6.3. [R] The independence test (Section 6.5) deletes the management cluster to verify self-management. An adversary argues: “This test only proves the cluster works without the parent right now. It doesn’t prove it works after a month of independent operation — node replacements accumulating, certificates expiring, provider credentials rotating.” Design a long-running independence test that validates self-management over time. What failures would this test catch that the deletion test misses?
6.4. [H30] Section 6.6 acknowledges the loss of centralized visibility. Design the aggregation layer that restores it. How does a fleet dashboard query node counts across 50 self-managing clusters? What is the latency of the query? What happens when 5 of the 50 clusters are unreachable — does the dashboard show stale data, partial data, or an error? What is the correct answer?
6.5. [R] The pivot pattern assumes CAPI-managed infrastructure. Consider an organization using EKS (managed Kubernetes). The control plane is AWS-managed — there are no CAPI control plane resources to transfer. Can you still make an EKS cluster “self-managing” in the sense of this chapter? What does self-management mean when the control plane is operated by a cloud provider? Is the concept still meaningful?

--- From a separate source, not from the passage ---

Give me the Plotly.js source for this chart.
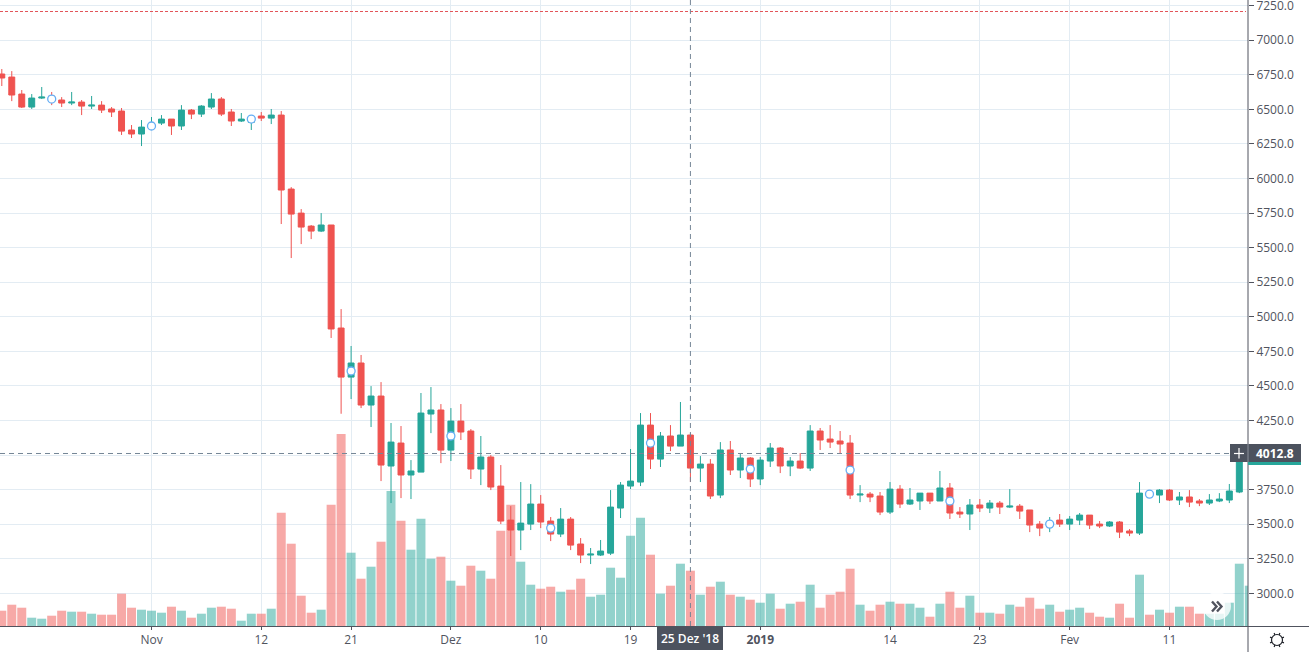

6.6. [M10] The pivot transfers CAPI resources in topological order. A Machine references a MachineDeployment. An InfrastructureMachine references an InfrastructureMachineTemplate. Draw the dependency graph for a cluster with 1 KubeadmControlPlane, 2 MachineDeployments, 3 Machines per MachineDeployment, and their associated InfrastructureMachine and InfrastructureMachineTemplate resources. What is the correct import order?